When you perform hypothesis testing, there are two outcomes:

• Reject the null hypothesis, meaning there's an effect or difference.
• Fail to reject the null hypothesis, implying no effect or difference.

After collecting and processing the data, you calculate a test statistic, which helps determine the probability of observing your data, assuming the null hypothesis is true. If this probability (the p-value) is very low, you may reject the null hypothesis.

Statistical Significance

Statistical significance relates to the likelihood that a result is not due to chance. When performing the Wilcoxon Signed-Rank Test, you look for statistical significance to decide whether the change between two conditions (such as before and after treatment) is meaningful.
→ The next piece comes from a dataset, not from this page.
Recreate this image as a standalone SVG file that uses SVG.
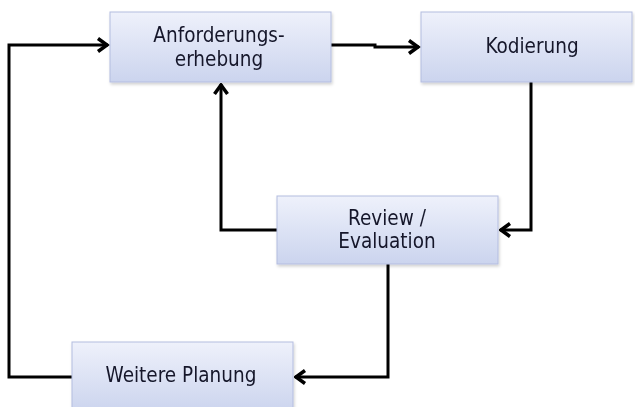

A result is statistically significant if the p-value is below a predetermined threshold, usually 0.05. This means there is less than a 5% chance that the observed differences are due to random chance. Essentially, statistical significance helps us understand if we are likely to see similar results in other studies or contexts. It's a crucial step to ensure the reliability of our conclusions.

Normal Approximation

Normal approximation is a method used when dealing with larger datasets and applies to tests like the Wilcoxon Signed-Rank Test. For small sample sizes, exact tests are usually performed. However, when the sample size is larger (often considered above 25), calculating exact test values can become complex.

Normal approximation simplifies this by using the normal distribution to approximate the distribution of test statistics. This involves calculating the mean and standard deviation of the test statistic under the null hypothesis. With these values, a Z-score is calculated. This score tells you where your data lies on this distribution. You then compare the Z-score to critical values to decide whether the result is statistically significant.

Critical Value

The critical value is a point or threshold on a statistical distribution. It helps you decide if you should reject the null hypothesis in favor of the alternative hypothesis. In hypothesis tests like the Wilcoxon Signed-Rank Test, critical values are determined by the chosen significance level (such as 0.05) and the sample size.

When using tables, the critical value corresponds to the point beyond which the probability of finding a test statistic under the null hypothesis is less than the significance level. If your test statistic is greater than this critical value, it suggests that your results are unlikely under the null hypothesis. In turn, leading you to potentially reject it.

Understanding critical values is an essential part of making valid statistical decisions. They serve as the benchmark against which your test statistics are measured to interpret your data correctly.